● Work to do: Don't include pictures. Quote the lines below from the first through the line that contains "from matplotlib import font_manager as fm".

***** Information shown *****

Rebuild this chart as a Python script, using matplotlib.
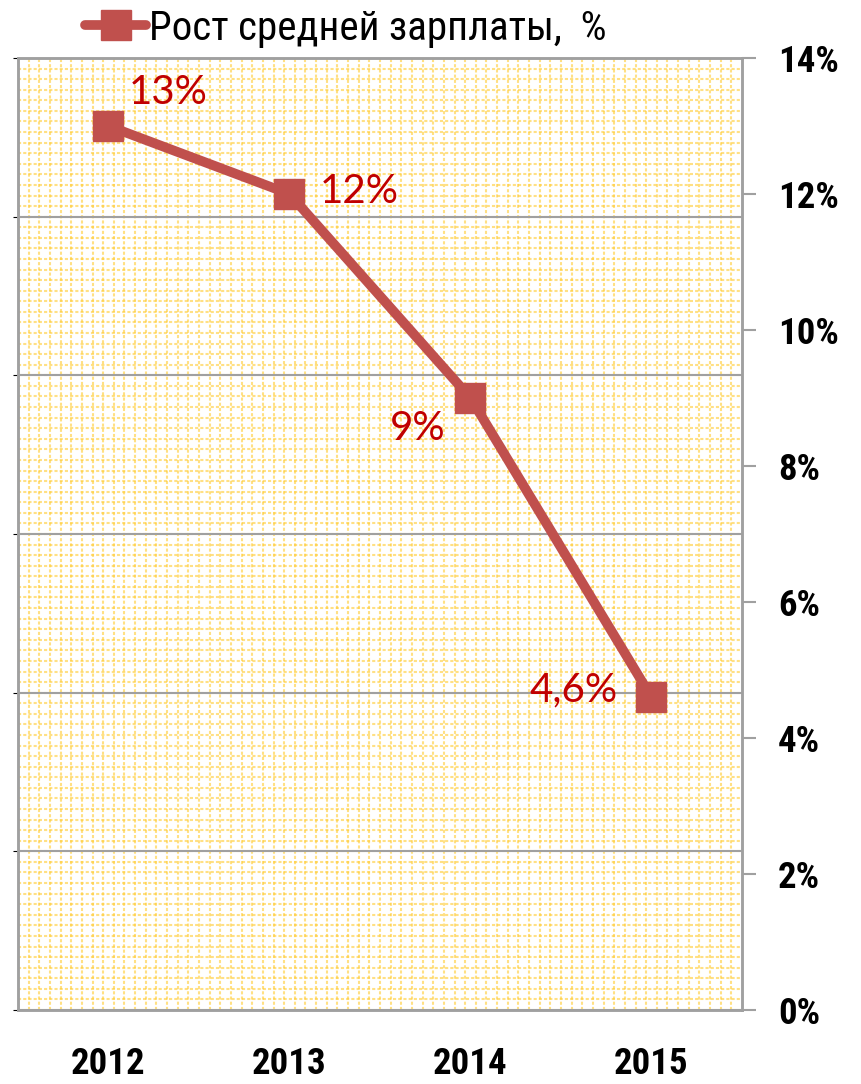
import numpy as np
import matplotlib
matplotlib.use("Agg")
import matplotlib.pyplot as plt
from matplotlib.lines import Line2D
from matplotlib import font_manager as fm

years = ["2012", "2013", "2014", "2015"]
growth = [13.0, 12.0, 9.0, 4.6]
point_labels = ["13%", "12%", "9%", "4,6%"]
right_ticks = [0, 2, 4, 6, 8, 10, 12, 14]
right_tick_labels = ["0%", "2%", "4%", "6%", "8%", "10%", "12%", "14%"]
legend_label = "Рост средней зарплаты,  %"


def pick(cands):
    for c in cands:
        try:
            fm.findfont(fm.FontProperties(family=c), fallback_to_default=False)
            return c
        except Exception:
            pass
    return None


narrow = pick(["Liberation Sans Narrow", "Arial Narrow", "Roboto Condensed",
               "DejaVu Sans Condensed", "Open Sans Condensed", "Noto Sans Condensed"])
if narrow is None:
    NARROW = ["Liberation Sans", "DejaVu Sans"]
    TICK_FS, LEG_FS = 22, 25
else:
    NARROW = [narrow, "DejaVu Sans"]
    TICK_FS, LEG_FS = 26.5, 29.5

LINE_C = "#C0504D"
LABEL_C = "#C00000"
GRID_C = "#A0A0A0"

fig = plt.figure(figsize=(8.62, 10.84), dpi=100)
W, H = 862, 1084
L, R, T, B = 18, 742, 58, 1010
ax = fig.add_axes([L / W, 1 - B / H, (R - L) / W, (B - T) / H])
ax.set_facecolor("white")

# fine yellow background pattern
nx, ny = 68, 90
ax.vlines(np.linspace(0, 1, nx + 1)[1:-1], 0, 1, transform=ax.transAxes,
          colors="#FFCC33", linewidth=1.5, linestyles=(0, (1.5, 1)), alpha=0.6, zorder=0)
ax.hlines(np.linspace(0, 1, ny + 1)[1:-1], 0, 1, transform=ax.transAxes,
          colors="#FFCC33", linewidth=1.5, linestyles=(0, (1.5, 1)), alpha=0.6, zorder=0)

# primary (hidden) axis with 6 gridline divisions
ax.set_xlim(-0.5, len(years) - 0.5)
ax.set_ylim(0, 6)
ax.set_yticks(range(0, 7))
ax.yaxis.grid(True, color=GRID_C, linewidth=1.5, zorder=1)
ax.set_axisbelow(False)
ax.tick_params(axis="y", left=False, labelleft=False)
ax.set_xticks(range(len(years)))
ax.set_xticklabels(years, fontsize=TICK_FS, fontweight="bold", family=NARROW)
ax.tick_params(axis="x", length=0, pad=26)
for s in ax.spines.values():
    s.set_color(GRID_C)
    s.set_linewidth(1.8)
    s.set_zorder(3)

# secondary axis with data
ax2 = ax.twinx()
ax2.set_ylim(0, 14)
ax2.set_yticks(right_ticks)
ax2.set_yticklabels(right_tick_labels, fontsize=TICK_FS, fontweight="bold", family=NARROW)
ax2.tick_params(axis="y", direction="out", length=10, width=1.5, color=GRID_C, pad=16)
for s in ax2.spines.values():
    s.set_color(GRID_C)
    s.set_linewidth(1.8)

xs = np.arange(len(years))
line, = ax2.plot(xs, growth, color=LINE_C, linewidth=7, marker="s", markersize=21,
                 markeredgecolor=LINE_C, markerfacecolor=LINE_C, solid_capstyle="round",
                 zorder=5, clip_on=False)

offsets = [(43, 24), (50, 2), (-38, -22), (-56, 5)]
for x, v, lab, off in zip(xs, growth, point_labels, offsets):
    ax2.annotate(lab, (x, v), xytext=off, textcoords="offset points",
                 ha="center", va="center", fontsize=29, color=LABEL_C,
                 family=["Lato", "DejaVu Sans"], zorder=6)

handle = Line2D([], [], color=LINE_C, linewidth=7, marker="s", markersize=21,
                solid_capstyle="round")
fig.legend([handle], [legend_label], loc="center left",
           bbox_to_anchor=(85 / W, 1 - 28 / H), frameon=False,
           prop={"family": NARROW, "size": LEG_FS}, handlelength=1.5,
           handletextpad=0.05, borderpad=0, borderaxespad=0)

fig.savefig("out.png", dpi=100)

*****

● Solution to the exercise:
Rebuild this chart as a Python script, using matplotlib.
import numpy as np
import matplotlib
matplotlib.use("Agg")
import matplotlib.pyplot as plt
from matplotlib.lines import Line2D
from matplotlib import font_manager as fm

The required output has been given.